* Task details *
Reproduce the lines of the material exactly, excluding every image.
BEGIN Dataset section
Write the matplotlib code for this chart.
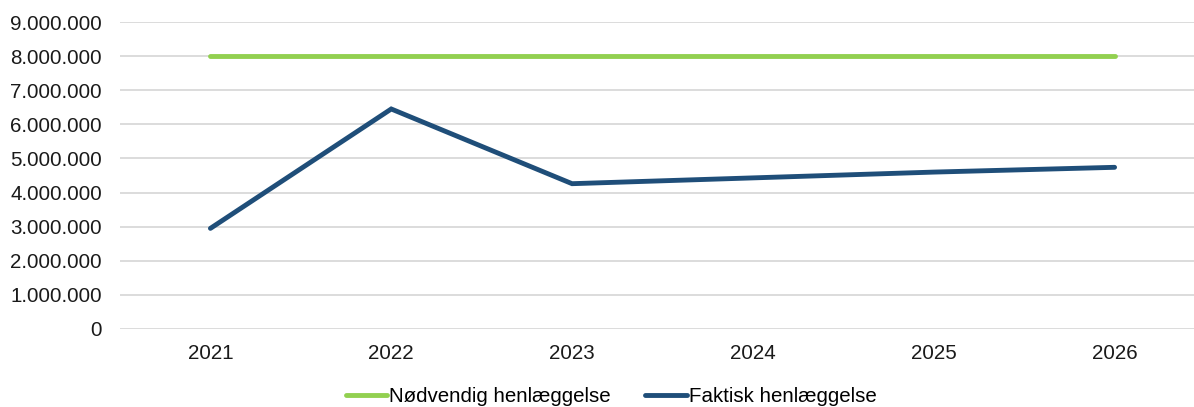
import matplotlib
matplotlib.use('Agg')
import matplotlib.pyplot as plt
from matplotlib.ticker import FuncFormatter

plt.rcParams.update({'font.family': ['Liberation Sans', 'DejaVu Sans'], 'font.size': 14.8})

years = ['2021', '2022', '2023', '2024', '2025', '2026']
noedvendig = [8000000, 8000000, 8000000, 8000000, 8000000, 8000000]
faktisk = [2950000, 6450000, 4260000, 4430000, 4600000, 4740000]

fig = plt.figure(figsize=(11.94, 4.07), dpi=100)
ax = fig.add_axes([120/1194, 78/407, 1085/1194, 307/407])
x = range(len(years))
ax.plot(x, noedvendig, color='#92D050', lw=3.5, solid_capstyle='round', label='Nødvendig henlæggelse', zorder=3)
ax.plot(x, faktisk, color='#1F4E79', lw=3.5, solid_capstyle='round', solid_joinstyle='miter', label='Faktisk henlæggelse', zorder=3)

ax.set_xlim(-0.5, 5.5)
ax.set_ylim(0, 9000000)
ax.set_yticks(range(0, 9000001, 1000000))
ax.yaxis.set_major_formatter(FuncFormatter(lambda v, p: f'{int(v):,}'.replace(',', '.')))
ax.set_xticks(list(x))
ax.set_xticklabels(years)
ax.tick_params(axis='both', length=0, colors='#1a1a1a')
ax.tick_params(axis='y', pad=13)
ax.tick_params(axis='x', pad=11)
ax.grid(axis='y', color='#D9D9D9', lw=1.3)
ax.set_axisbelow(True)
for s in ax.spines.values():
    s.set_visible(False)

fig.legend(loc='center', bbox_to_anchor=(611/1194, 1 - 397/407), ncol=2, frameon=False,
           handlelength=2.0, handletextpad=0.1, columnspacing=1.7, fontsize=14.8)
fig.savefig('out.png', dpi=100)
END Dataset section
* Solved problem *
Write the matplotlib code for this chart.
import matplotlib
matplotlib.use('Agg')
import matplotlib.pyplot as plt
from matplotlib.ticker import FuncFormatter

plt.rcParams.update({'font.family': ['Liberation Sans', 'DejaVu Sans'], 'font.size': 14.8})

years = ['2021', '2022', '2023', '2024', '2025', '2026']
noedvendig = [8000000, 8000000, 8000000, 8000000, 8000000, 8000000]
faktisk = [2950000, 6450000, 4260000, 4430000, 4600000, 4740000]

fig = plt.figure(figsize=(11.94, 4.07), dpi=100)
ax = fig.add_axes([120/1194, 78/407, 1085/1194, 307/407])
x = range(len(years))
ax.plot(x, noedvendig, color='#92D050', lw=3.5, solid_capstyle='round', label='Nødvendig henlæggelse', zorder=3)
ax.plot(x, faktisk, color='#1F4E79', lw=3.5, solid_capstyle='round', solid_joinstyle='miter', label='Faktisk henlæggelse', zorder=3)

ax.set_xlim(-0.5, 5.5)
ax.set_ylim(0, 9000000)
ax.set_yticks(range(0, 9000001, 1000000))
ax.yaxis.set_major_formatter(FuncFormatter(lambda v, p: f'{int(v):,}'.replace(',', '.')))
ax.set_xticks(list(x))
ax.set_xticklabels(years)
ax.tick_params(axis='both', length=0, colors='#1a1a1a')
ax.tick_params(axis='y', pad=13)
ax.tick_params(axis='x', pad=11)
ax.grid(axis='y', color='#D9D9D9', lw=1.3)
ax.set_axisbelow(True)
for s in ax.spines.values():
    s.set_visible(False)

fig.legend(loc='center', bbox_to_anchor=(611/1194, 1 - 397/407), ncol=2, frameon=False,
           handlelength=2.0, handletextpad=0.1, columnspacing=1.7, fontsize=14.8)
fig.savefig('out.png', dpi=100)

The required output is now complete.